Benedict G.C. Dellaert, Theo Arentze, Caspar G. Chorus, Harmen Oppewal and Geert Wets


This chapter considers the measurement and modelling of mental representations underlying individuals’ choice behaviour. The premise of the study of such mental representations (MRs) is that an individual’s mental construction of a choice problem plays an important role in preference formation, especially in the context of the complex choice situations such as involved in activity-travel behaviour. The measurement of MRs is a key problem. It requires the availability of a cognitive mapping method that can take specific decision task characteristics into account.

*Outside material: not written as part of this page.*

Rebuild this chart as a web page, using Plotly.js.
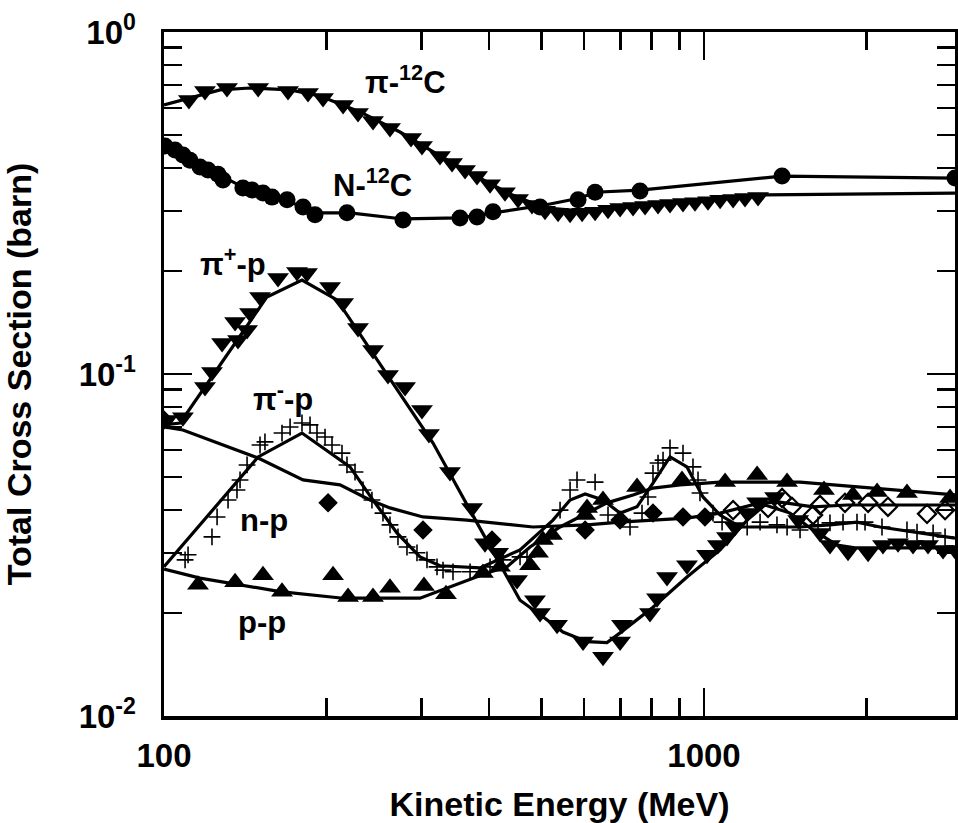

Existing cognitive mapping methods, such as proposed in Kearney and Kaplan (1997), Eden and Ackermann (1998), and Christensen and Olsen (2002), cannot readily be used for this purpose. These traditional cognitive mapping techniques focus on knowledge and values not related to a specific situation or decision task. In contrast, MRs underlying decision making concern specific cognitions that are triggered by a given decision problem and should allow the decision maker (DM) to assess outcomes of actions in terms of needs that are activated in the decision situation. To model and measure such cognitions, recently new methodology has been developed based on the concept of active causal networks. Specifically, Arentze et al. (2008) proposed the decision network (DN) as a suitable formalism. A DN is an extension of a Bayesian Network (BN).